Each of these positive emotions are attributed to the ‘self’. So, when we feel happy, enthusiastic, thankful or any other positive emotion, we attribute it to our capabilities of feeling those emotions. Whereas, when we feel negative emotions, we unconsciously (or consciously) place the blame of the emotion on another person or the situation.

Is it the brains way of now accepting that it is harming its own body? Is it a blame game that is easier for us to accept? Is it a rationalization so that we can justify our negative emotions and negative energy which we know if harmful for all those around us?

Whose Emotion is it Anyway?

We have very conveniently convinced ourselves that the negative emotions that we have are caused by things outside of us. It might require us to take a hard look at this and revisit the way in which we use language. That can be a great starting point in moving towards higher responsibility of your own emotions. Start to say:

  • I got angry at the way he behaved
  • I felt hurt because she paid less attention to me
  • I am annoyed at the arrangements at the event

This is however, just the start. It is only a way in which you can start taking onus of your own emotions. This first step can help us realize that the emotions are ours, they are caused by our own thoughts and that no external stimulus is responsible for them.

Let’s take a detour and review an example, a story that some of you may have heard.

A group of ladies was having lunch in a restaurant. Suddenly, one of the ladies saw a cockroach on her shoulder and screamed out loud. She jumped knocked off the chair and caused a huge commotion. The cockroach jumped and landed on another lady. She too was terrified of the insect and tried to get her friend to squat the insect. After a few more such jumps that resulted in complete confusion and mayhem, the cockroach landed on the waiter’s arm. He calmly picked up the cockroach using his long antennas and threw him outside the restaurant.

The cockroach was the same. The reaction of the people was different. The reaction depended on factors specific to the individual. The same insect caused different feelings in different people. Some were scared, some disgusted, some angry and some remained calm.

How can the same cockroach be responsible for different reactions? All that the creature did was land on different people. Each person reacted to the cockroach based on how they feel about the cockroach; something that has nothing to do with the cockroach.

The Remote Control of Emotions

The different situations that come in our lives can be compared to the cockroach (especially the ones that we feel are undesirable). It is completely up to us to decide how we want to deal with those. Do we want to get angry about them? Do we want to get frustrated about the situation? Do we want to scream for help? Do we want to complain? Or do we simply want to remain calm and find a way out, if the situation is undesirable.

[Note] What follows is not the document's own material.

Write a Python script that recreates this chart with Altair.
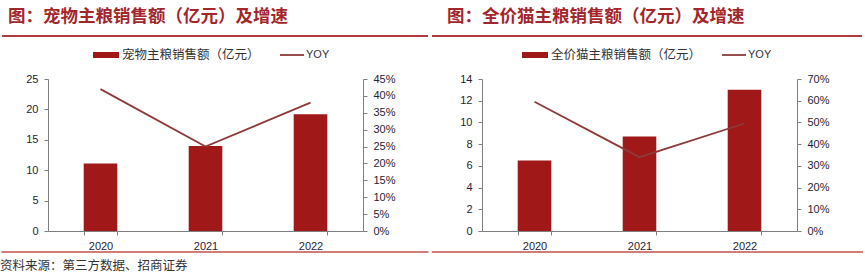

The analogy does not apply to negative situations alone. It also applies to positive circumstances. When we have a favorable situation, do we want to be thankful about it, enthusiastic about it or do we want to complain how things are still not good enough. But then, we are only to happy to take the responsibility of our positive emotions.

If we realize that we are the ones that cause ALL emotion within ourselves, we can simply choose to be peaceful, happy, calm and enthusiastic. It is actually that simple. Some great things to tell yourself when you fine your self in trying circumstances (and these are different for different people):

  • I choose to stay calm / be happy
  • I have the remote control of my emotions in my hands
  • No one else /nothing else controls how I feel
  • And I decide to feel happy / peaceful / calm / enthusiastic / grateful

Take the remote control of your emotions in your own hands today!

3 comments

  1. Very apt and worth reading. I can relate with it. Over the years I have tried to keep the remote of my emotions in my hand but not fully succeeded. Still trying and getting closer.